Le juge administratif a en effet considéré de manière discutable et le plus souvent sans s’appuyer sur aucun élément de fait probant que s’agissant des dégâts ultérieurs, il y avait eu préméditation des délits commis. In fine, la responsabilité sans faute de l’État au titre des attroupements et rassemblements n’a été reconnue que :
pour les dommages causés par des actes ayant suivi immédiatement (quelques heures voire quelques jours) la mort accidentelle des deux jeunes ;
lorsque les dégradations pouvaient être rattachées à un rassemblement identifiable ;
lorsque le mode opératoire permettait de faire échapper l’acte en question à la qualification d’action commando destinée à saccager et détruire.
Les dégâts commis à l’occasion des dernières manifestations des gilets jaunes pourraient parfaitement répondre aux conditions pourtant restrictives posées par la jurisprudence
En l’espèce, les dégâts survenus à l’occasion des dernières manifestations des « gilets jaunes » (voitures incendiées, vitrines et immeubles dégradés, échafaudages démantelés) paraissent avoir de sérieuses chances de permettre d’engager la responsabilité sans faute de l’Etat du fait des attroupements et des rassemblements à partir du moment où :
ils se rattachent effectivement de manière directe aux manifestations qui se sont (pour le moment) déroulées les samedi 24 novembre et 1er décembre 2018 ;
ils sont survenus de manière fortuite à l’occasion d’une action revendicative ayant dégénéré.
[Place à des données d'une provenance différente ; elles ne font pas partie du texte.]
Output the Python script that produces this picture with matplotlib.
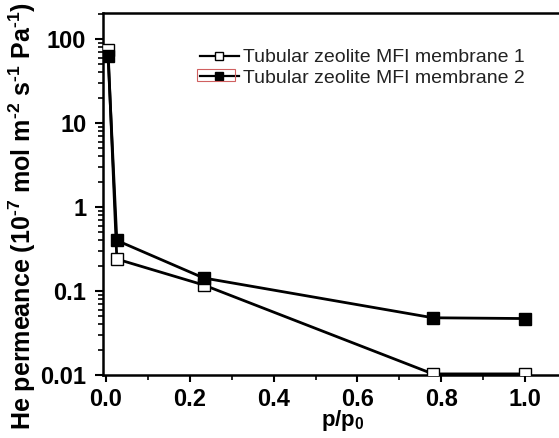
import matplotlib
matplotlib.use("Agg")
import matplotlib.pyplot as plt
from matplotlib.patches import Rectangle
from matplotlib.ticker import LogLocator, NullFormatter, FixedLocator

plt.rcParams['font.family'] = ['Liberation Sans', 'DejaVu Sans']
plt.rcParams['mathtext.fontset'] = 'custom'
plt.rcParams['mathtext.rm'] = 'Liberation Sans:bold'
plt.rcParams['mathtext.bf'] = 'Liberation Sans:bold'
plt.rcParams['mathtext.it'] = 'Liberation Sans:bold'
plt.rcParams['mathtext.default'] = 'bf'

x1 = [0.005, 0.026, 0.233, 0.78, 1.0]
y1 = [74, 0.24, 0.118, 0.0103, 0.0103]
x2 = [0.005, 0.026, 0.233, 0.78, 1.0]
y2 = [63, 0.40, 0.143, 0.048, 0.047]
labels = ["Tubular zeolite MFI membrane 1", "Tubular zeolite MFI membrane 2"]
xticks = [0.0, 0.2, 0.4, 0.6, 0.8, 1.0]
xticklabels = ["0.0", "0.2", "0.4", "0.6", "0.8", "1.0"]
yticks = [0.01, 0.1, 1, 10, 100]
yticklabels = ["0.01", "0.1", "1", "10", "100"]

W, H = 559, 438
fig = plt.figure(figsize=(W / 100, H / 100), dpi=100)
ax = fig.add_axes([103 / W, 1 - 375 / H, (562 - 103) / W, (375 - 13) / H])

ax.plot(x1, y1, color='black', lw=2, marker='s', ms=8, mfc='white',
        mec='black', mew=1, label=labels[0], zorder=3)
ax.plot(x2, y2, color='black', lw=2, marker='s', ms=8, mfc='black',
        mec='black', mew=1, label=labels[1], zorder=3)

ax.set_yscale('log')
ax.set_xlim(-0.007, 1.088)
ax.set_ylim(0.01, 204)
ax.set_xticks(xticks)
ax.set_xticklabels(xticklabels, fontsize=17, fontweight='bold')
ax.xaxis.set_minor_locator(FixedLocator([0.1, 0.3, 0.5, 0.7, 0.9]))
ax.set_yticks(yticks)
ax.set_yticklabels(yticklabels, fontsize=17, fontweight='bold')
ax.yaxis.set_minor_locator(LogLocator(base=10, subs=range(2, 10)))
ax.yaxis.set_minor_formatter(NullFormatter())
ax.tick_params(which='major', direction='out', length=6, width=1.5, pad=6)
ax.tick_params(which='minor', direction='out', length=3.5, width=1.2)
ax.tick_params(axis='x', which='major', length=5, pad=4)
for s in ax.spines.values():
    s.set_linewidth(1.8)

ax.set_xlabel(r"p/p$_0$", fontsize=16, fontweight='bold')
ax.xaxis.set_label_coords((343 - 103) / (562 - 103), -0.09)
ax.set_ylabel("He permeance (10$^{\u2010 7}$ mol m$^{\u2010 2}$ s$^{\u2010 1}$ Pa$^{\u2010 1}$)",
              fontsize=18, fontweight='bold')
ax.yaxis.set_label_coords(-0.142, 0.44)

leg = ax.legend(loc='upper left', bbox_to_anchor=((192 - 103) / (562 - 103), 1 - (41 - 13) / (375 - 13)),
                frameon=False, fontsize=14, handlelength=2.0, handletextpad=0.2,
                labelspacing=0.15, borderaxespad=0)
for t in leg.get_texts():
    t.set_color('#222222')
for h in leg.legend_handles:
    h.set_markersize(6)
    h.set_linewidth(1.6)

fig.patches.append(Rectangle((197 / W, 1 - 81 / H), 38 / W, 12 / H,
                             transform=fig.transFigure, fill=False,
                             edgecolor='#d06060', lw=0.8))

fig.savefig("out.png", dpi=100)
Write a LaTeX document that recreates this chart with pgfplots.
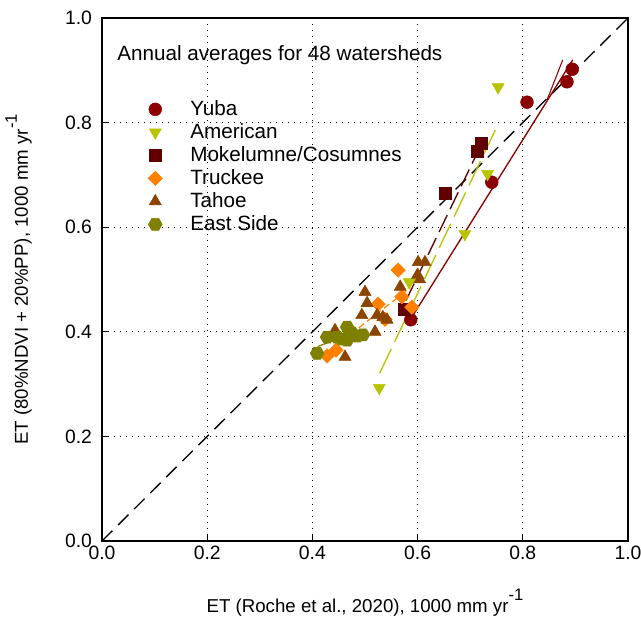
\documentclass[border=0pt]{standalone}
\usepackage{pgfplots}
\pgfplotsset{compat=1.18}
\usepackage{fontspec}
\setmainfont{Liberation Sans}
\usetikzlibrary{plotmarks}

\definecolor{yuba}{RGB}{139,0,0}
\definecolor{american}{RGB}{185,196,0}
\definecolor{mokel}{RGB}{96,0,0}
\definecolor{truckee}{RGB}{255,128,0}
\definecolor{tahoe}{RGB}{139,69,0}
\definecolor{eastside}{RGB}{128,128,0}

% filled hexagon marker
\pgfdeclareplotmark{hexagon*}{%
  \pgfpathmoveto{\pgfpoint{\pgfplotmarksize}{0pt}}%
  \pgfpathlineto{\pgfpointpolar{60}{\pgfplotmarksize}}%
  \pgfpathlineto{\pgfpointpolar{120}{\pgfplotmarksize}}%
  \pgfpathlineto{\pgfpointpolar{180}{\pgfplotmarksize}}%
  \pgfpathlineto{\pgfpointpolar{240}{\pgfplotmarksize}}%
  \pgfpathlineto{\pgfpointpolar{300}{\pgfplotmarksize}}%
  \pgfpathclose
  \pgfusepathqfillstroke}

\newcommand{\lbl}{\fontsize{14}{16}\selectfont}
\newcommand{\leg}{\fontsize{15.5}{17}\selectfont}
\newcommand{\supm}{\raisebox{0.6em}{\fontsize{12.5}{12.5}\selectfont -1}}

\begin{document}
\begin{tikzpicture}
\begin{axis}[
  name=ax,
  scale only axis,
  width=394.5pt, height=392.25pt,
  xmin=0, xmax=1, ymin=0, ymax=1,
  xtick={0,0.2,0.4,0.6,0.8,1},
  ytick={0,0.2,0.4,0.6,0.8,1},
  tick align=inside, xtick pos=bottom, ytick pos=left,
  major tick length=5pt,
  axis line style={line width=1pt},
  tick style={black, line width=1pt},
  grid=major,
  major grid style={black, line width=0.9pt, dash pattern=on 0.9pt off 3.6pt},
  /pgf/number format/assume math mode=true,
  xticklabel={\pgfmathprintnumber[fixed,fixed zerofill,precision=1]{\tick}},
  yticklabel={\pgfmathprintnumber[fixed,fixed zerofill,precision=1]{\tick}},
  ticklabel style={font=\fontsize{14.5}{17}\selectfont},
  yticklabel style={xshift=-4pt},
  xlabel={ET (Roche et al., 2020), 1000 mm yr\supm},
  ylabel={ET (80\%NDVI + 20\%PP), 1000 mm yr\supm},
  xlabel style={at={(axis description cs:0.5,-0.1358)}, anchor=base, font=\lbl, inner sep=0pt},
  ylabel style={at={(axis description cs:-0.1407,0.5)}, anchor=base, font=\lbl, inner sep=0pt},
  legend style={at={(axis cs:0.0856,0.844)}, anchor=north west, draw=none, fill=none,
    inner sep=0pt, row sep=3pt, font=\leg,
    nodes={inner sep=0pt, text height=11.5pt, text depth=2.75pt}},
  legend cell align=left,
  legend image code/.code={\draw[#1] plot coordinates {(0pt,0pt)};
    \path[draw=none, fill=none] (-6pt,-4pt) rectangle (26.25pt,4pt);},
]

% one-to-one line
\addplot[black, line width=1pt, dash pattern=on 11pt off 6pt, forget plot] coordinates {(0,0) (1,1)};

% regression lines by region
\addplot[yuba, line width=1pt, forget plot] coordinates {(0.586,0.423) (0.895,0.920)};
\addplot[yuba, line width=0.8pt, forget plot] coordinates {(0.846,0.843) (0.876,0.920)};
\addplot[american, line width=1pt, dash pattern=on 20pt off 6pt, forget plot] coordinates {(0.528,0.321) (0.753,0.797)};
\addplot[mokel, line width=1pt, dash pattern=on 14pt off 5pt, forget plot] coordinates {(0.578,0.460) (0.722,0.760)};
\addplot[truckee, line width=0.9pt, dash pattern=on 5pt off 3pt, forget plot] coordinates {(0.440,0.370) (0.586,0.484)};
\addplot[eastside, line width=0.9pt, forget plot] coordinates {(0.410,0.372) (0.500,0.405)};

% watershed averages
\addplot[only marks, mark=*, mark size=4.8pt, color=yuba] coordinates {
  (0.894,0.902) (0.884,0.878) (0.808,0.839) (0.741,0.686) (0.587,0.423)};
\addlegendentry{Yuba}

\addplot[only marks, mark=triangle*, mark size=5.2pt, color=american, mark options={rotate=180}] coordinates {
  (0.753,0.868) (0.733,0.702) (0.690,0.587) (0.584,0.495) (0.527,0.293)};
\addlegendentry{American}

\addplot[only marks, mark=square*, mark size=4.5pt, color=mokel] coordinates {
  (0.575,0.443) (0.652,0.665) (0.713,0.745) (0.721,0.760)};
\addlegendentry{Mokelumne/Cosumnes}

\addplot[only marks, mark=square*, mark size=3.8pt, color=truckee, mark options={rotate=45}] coordinates {
  (0.563,0.518) (0.570,0.467) (0.589,0.447) (0.525,0.453) (0.538,0.424) (0.445,0.365) (0.428,0.354)};
\addlegendentry{Truckee}

\addplot[only marks, mark=triangle*, mark size=5.2pt, color=tahoe] coordinates {
  (0.601,0.533) (0.614,0.533) (0.600,0.509) (0.604,0.500) (0.567,0.486) (0.500,0.476) (0.504,0.455)
  (0.494,0.432) (0.523,0.432) (0.534,0.428) (0.542,0.423) (0.519,0.400) (0.443,0.403) (0.462,0.352)};
\addlegendentry{Tahoe}

\addplot[only marks, mark=hexagon*, mark size=5.2pt, color=eastside] coordinates {
  (0.409,0.359) (0.428,0.390) (0.447,0.390) (0.456,0.386) (0.466,0.409) (0.475,0.398) (0.466,0.384)
  (0.485,0.392) (0.496,0.394)};
\addlegendentry{East Side}

\node[anchor=base west, inner sep=0pt, font=\leg] at (axis cs:0.0285,0.918) {Annual averages for 48 watersheds};
\end{axis}
\pgfresetboundingbox
\path ([shift={(-76.5pt,-68.25pt)}]ax.south west) rectangle ([shift={(9.75pt,13.5pt)}]ax.north east);
\end{tikzpicture}
\end{document}
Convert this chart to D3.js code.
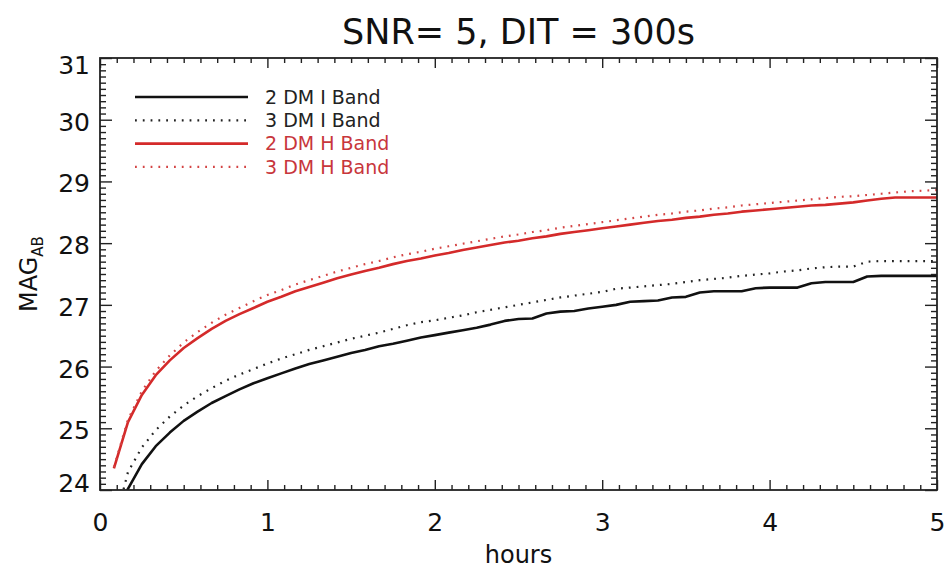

Gageons cependant qu’en ces temps de disette budgétaire, le juge administratif fera preuve d’une particulière rigueur dans l’étude de ces dossiers de demande d’indemnités et que seules les demandes les mieux argumentées pourront aboutir devant la juridiction administrative.
Concrètement, une telle action devra être engagée devant le Tribunal administratif territorialement compétent après demande préalable obligatoire [9] et en recourant impérativement aux services d’un avocat [10].